Given instruction: Extract the lines of the material below, beginning with the first and ending with the line that holds "plt.rcParams['font.family'] = ['Liberation". Skip every picture.

Supplied records:
>>
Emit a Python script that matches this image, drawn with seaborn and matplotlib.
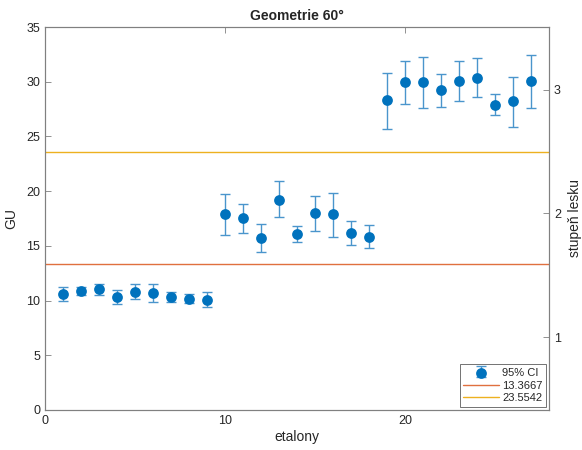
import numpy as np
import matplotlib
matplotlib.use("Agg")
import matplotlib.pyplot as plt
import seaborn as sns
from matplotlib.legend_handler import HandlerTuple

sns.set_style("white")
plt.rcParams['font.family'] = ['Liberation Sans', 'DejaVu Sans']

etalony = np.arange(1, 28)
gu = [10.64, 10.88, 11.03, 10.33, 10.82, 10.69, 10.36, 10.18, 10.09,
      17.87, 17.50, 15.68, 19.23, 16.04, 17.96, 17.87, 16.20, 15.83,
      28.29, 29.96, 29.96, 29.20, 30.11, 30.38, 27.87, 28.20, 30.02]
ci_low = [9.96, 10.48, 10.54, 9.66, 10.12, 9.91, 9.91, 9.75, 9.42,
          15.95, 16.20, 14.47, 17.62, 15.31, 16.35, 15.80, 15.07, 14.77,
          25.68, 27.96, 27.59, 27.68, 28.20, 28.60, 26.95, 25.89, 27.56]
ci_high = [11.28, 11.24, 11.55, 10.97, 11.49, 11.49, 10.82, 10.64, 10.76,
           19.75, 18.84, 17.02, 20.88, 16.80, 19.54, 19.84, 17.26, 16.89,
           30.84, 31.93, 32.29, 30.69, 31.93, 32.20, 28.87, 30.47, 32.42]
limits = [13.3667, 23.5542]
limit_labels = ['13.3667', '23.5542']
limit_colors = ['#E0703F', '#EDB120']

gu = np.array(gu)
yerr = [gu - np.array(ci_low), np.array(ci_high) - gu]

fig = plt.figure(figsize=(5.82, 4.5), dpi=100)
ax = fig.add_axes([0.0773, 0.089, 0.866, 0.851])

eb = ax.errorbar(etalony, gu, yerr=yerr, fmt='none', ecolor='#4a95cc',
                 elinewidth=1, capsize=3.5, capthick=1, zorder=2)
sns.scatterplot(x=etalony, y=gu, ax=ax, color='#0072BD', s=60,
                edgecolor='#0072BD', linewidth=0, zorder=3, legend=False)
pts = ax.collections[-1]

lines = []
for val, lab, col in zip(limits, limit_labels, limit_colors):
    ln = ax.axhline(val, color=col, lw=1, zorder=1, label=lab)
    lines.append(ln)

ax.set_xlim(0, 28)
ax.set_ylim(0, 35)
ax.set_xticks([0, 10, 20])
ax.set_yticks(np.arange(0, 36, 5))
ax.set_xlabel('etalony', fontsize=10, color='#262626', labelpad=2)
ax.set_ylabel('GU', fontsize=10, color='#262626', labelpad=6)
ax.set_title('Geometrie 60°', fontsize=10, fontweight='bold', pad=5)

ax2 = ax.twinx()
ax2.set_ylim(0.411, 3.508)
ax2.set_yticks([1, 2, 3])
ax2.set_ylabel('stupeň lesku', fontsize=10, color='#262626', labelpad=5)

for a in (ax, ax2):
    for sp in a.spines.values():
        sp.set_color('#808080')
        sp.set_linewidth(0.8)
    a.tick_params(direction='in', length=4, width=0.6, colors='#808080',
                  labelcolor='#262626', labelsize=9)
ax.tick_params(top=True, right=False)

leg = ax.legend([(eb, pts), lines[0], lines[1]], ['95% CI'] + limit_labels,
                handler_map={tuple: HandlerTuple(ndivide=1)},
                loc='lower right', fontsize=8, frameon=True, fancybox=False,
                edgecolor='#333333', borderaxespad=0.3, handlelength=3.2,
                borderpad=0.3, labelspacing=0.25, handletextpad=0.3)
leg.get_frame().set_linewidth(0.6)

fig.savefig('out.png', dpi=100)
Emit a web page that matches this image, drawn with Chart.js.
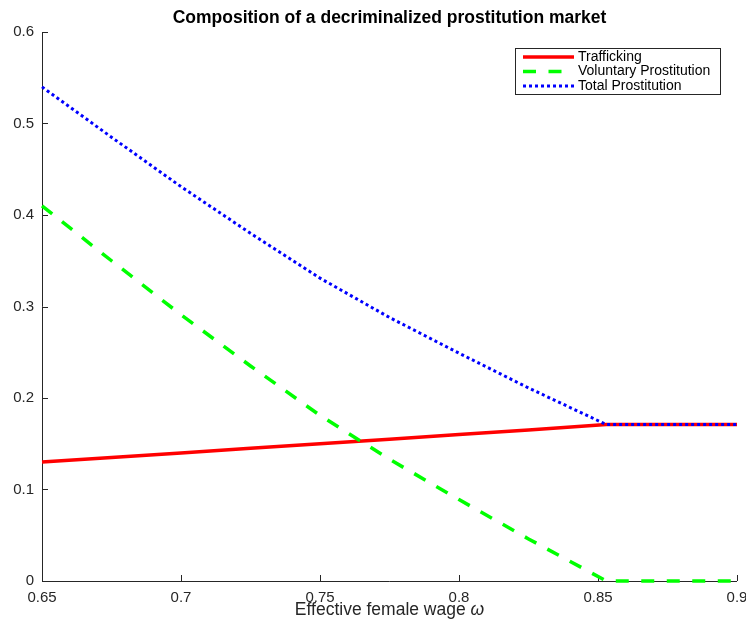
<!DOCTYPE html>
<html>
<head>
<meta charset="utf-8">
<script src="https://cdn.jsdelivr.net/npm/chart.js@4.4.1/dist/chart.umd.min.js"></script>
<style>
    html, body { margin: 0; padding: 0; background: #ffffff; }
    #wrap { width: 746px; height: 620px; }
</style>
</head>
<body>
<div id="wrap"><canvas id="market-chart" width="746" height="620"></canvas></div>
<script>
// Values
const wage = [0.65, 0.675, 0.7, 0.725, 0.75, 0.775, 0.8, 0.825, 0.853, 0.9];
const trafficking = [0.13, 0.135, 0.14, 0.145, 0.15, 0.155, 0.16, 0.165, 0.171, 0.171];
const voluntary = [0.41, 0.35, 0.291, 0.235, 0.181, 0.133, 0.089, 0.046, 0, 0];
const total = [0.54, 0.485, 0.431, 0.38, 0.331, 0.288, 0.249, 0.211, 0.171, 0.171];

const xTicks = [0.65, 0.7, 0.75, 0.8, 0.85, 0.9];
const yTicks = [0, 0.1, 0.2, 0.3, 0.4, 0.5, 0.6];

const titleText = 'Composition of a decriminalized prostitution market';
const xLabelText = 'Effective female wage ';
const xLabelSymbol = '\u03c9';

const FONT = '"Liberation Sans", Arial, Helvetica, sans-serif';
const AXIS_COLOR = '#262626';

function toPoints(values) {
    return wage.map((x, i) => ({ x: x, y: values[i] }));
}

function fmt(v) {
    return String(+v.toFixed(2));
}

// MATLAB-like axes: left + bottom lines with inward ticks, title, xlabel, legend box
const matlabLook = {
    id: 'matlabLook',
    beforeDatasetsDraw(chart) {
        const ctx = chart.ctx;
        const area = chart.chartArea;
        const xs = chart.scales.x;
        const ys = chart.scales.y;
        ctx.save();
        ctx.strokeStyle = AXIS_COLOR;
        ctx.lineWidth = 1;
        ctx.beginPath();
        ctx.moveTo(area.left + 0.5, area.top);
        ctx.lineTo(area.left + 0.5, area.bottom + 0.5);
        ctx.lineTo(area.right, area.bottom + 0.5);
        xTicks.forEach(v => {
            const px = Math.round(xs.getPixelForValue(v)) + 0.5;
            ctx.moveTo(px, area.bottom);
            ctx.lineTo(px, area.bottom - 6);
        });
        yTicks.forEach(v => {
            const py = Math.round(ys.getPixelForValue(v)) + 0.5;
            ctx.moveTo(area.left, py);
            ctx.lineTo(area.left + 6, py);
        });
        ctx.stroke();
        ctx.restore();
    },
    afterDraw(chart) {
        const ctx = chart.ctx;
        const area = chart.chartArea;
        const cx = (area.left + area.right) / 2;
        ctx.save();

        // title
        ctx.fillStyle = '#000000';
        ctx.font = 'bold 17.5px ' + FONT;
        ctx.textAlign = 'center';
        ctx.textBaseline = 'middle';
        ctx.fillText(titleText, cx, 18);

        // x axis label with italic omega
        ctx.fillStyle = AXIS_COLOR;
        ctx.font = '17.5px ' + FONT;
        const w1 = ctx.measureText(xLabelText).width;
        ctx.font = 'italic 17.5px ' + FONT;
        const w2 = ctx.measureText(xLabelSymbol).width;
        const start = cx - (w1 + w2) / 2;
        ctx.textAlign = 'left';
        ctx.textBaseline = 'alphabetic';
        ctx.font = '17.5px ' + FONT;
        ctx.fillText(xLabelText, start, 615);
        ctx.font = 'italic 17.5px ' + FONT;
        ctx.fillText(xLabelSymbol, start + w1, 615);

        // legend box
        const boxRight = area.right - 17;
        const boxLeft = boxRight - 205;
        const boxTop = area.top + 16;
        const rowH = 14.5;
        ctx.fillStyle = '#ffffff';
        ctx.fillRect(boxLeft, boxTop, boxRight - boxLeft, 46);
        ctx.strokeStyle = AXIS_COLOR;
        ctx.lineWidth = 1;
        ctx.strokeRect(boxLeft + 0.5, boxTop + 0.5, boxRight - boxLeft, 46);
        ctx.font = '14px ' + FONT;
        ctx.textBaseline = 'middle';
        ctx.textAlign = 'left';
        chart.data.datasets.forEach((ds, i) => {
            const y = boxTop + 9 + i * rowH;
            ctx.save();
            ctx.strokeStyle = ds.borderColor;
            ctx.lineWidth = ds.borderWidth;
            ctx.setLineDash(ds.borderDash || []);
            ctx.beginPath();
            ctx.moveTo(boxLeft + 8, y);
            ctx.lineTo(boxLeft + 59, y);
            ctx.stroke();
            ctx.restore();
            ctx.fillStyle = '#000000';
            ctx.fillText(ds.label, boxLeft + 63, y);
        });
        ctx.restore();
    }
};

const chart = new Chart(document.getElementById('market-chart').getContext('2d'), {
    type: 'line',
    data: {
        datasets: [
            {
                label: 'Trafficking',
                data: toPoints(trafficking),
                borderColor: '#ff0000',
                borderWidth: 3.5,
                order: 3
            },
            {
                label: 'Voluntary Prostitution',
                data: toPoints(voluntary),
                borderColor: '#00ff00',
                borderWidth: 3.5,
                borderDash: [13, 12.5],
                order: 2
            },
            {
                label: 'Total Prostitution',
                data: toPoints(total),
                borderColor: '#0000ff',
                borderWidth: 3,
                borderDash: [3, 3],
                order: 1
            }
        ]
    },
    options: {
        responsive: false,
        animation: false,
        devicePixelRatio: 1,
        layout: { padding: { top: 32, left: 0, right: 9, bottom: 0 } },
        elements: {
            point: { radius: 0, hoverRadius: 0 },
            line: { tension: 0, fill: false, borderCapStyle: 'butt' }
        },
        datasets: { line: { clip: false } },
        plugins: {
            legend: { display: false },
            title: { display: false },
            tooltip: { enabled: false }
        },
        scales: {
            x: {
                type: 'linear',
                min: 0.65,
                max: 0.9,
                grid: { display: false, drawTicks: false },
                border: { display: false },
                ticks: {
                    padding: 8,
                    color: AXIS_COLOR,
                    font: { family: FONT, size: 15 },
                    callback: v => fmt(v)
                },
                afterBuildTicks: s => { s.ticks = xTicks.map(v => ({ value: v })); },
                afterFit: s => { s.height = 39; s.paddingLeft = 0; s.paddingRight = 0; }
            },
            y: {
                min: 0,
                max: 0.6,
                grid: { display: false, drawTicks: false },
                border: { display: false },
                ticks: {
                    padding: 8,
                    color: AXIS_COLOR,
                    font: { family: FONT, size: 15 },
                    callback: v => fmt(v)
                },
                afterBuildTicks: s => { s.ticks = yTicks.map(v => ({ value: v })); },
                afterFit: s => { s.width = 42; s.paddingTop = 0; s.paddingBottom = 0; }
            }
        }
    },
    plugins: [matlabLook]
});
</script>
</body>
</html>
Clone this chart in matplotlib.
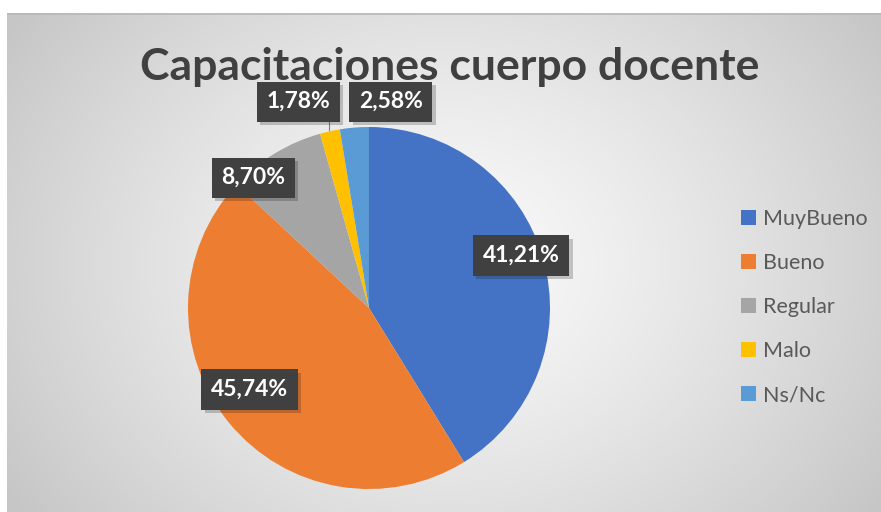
<<
Result for this exercise:
Emit a Python script that matches this image, drawn with seaborn and matplotlib.
import numpy as np
import matplotlib
matplotlib.use("Agg")
import matplotlib.pyplot as plt
import seaborn as sns
from matplotlib.legend_handler import HandlerTuple

sns.set_style("white")
plt.rcParams['font.family'] = ['Liberation Sans', 'DejaVu Sans']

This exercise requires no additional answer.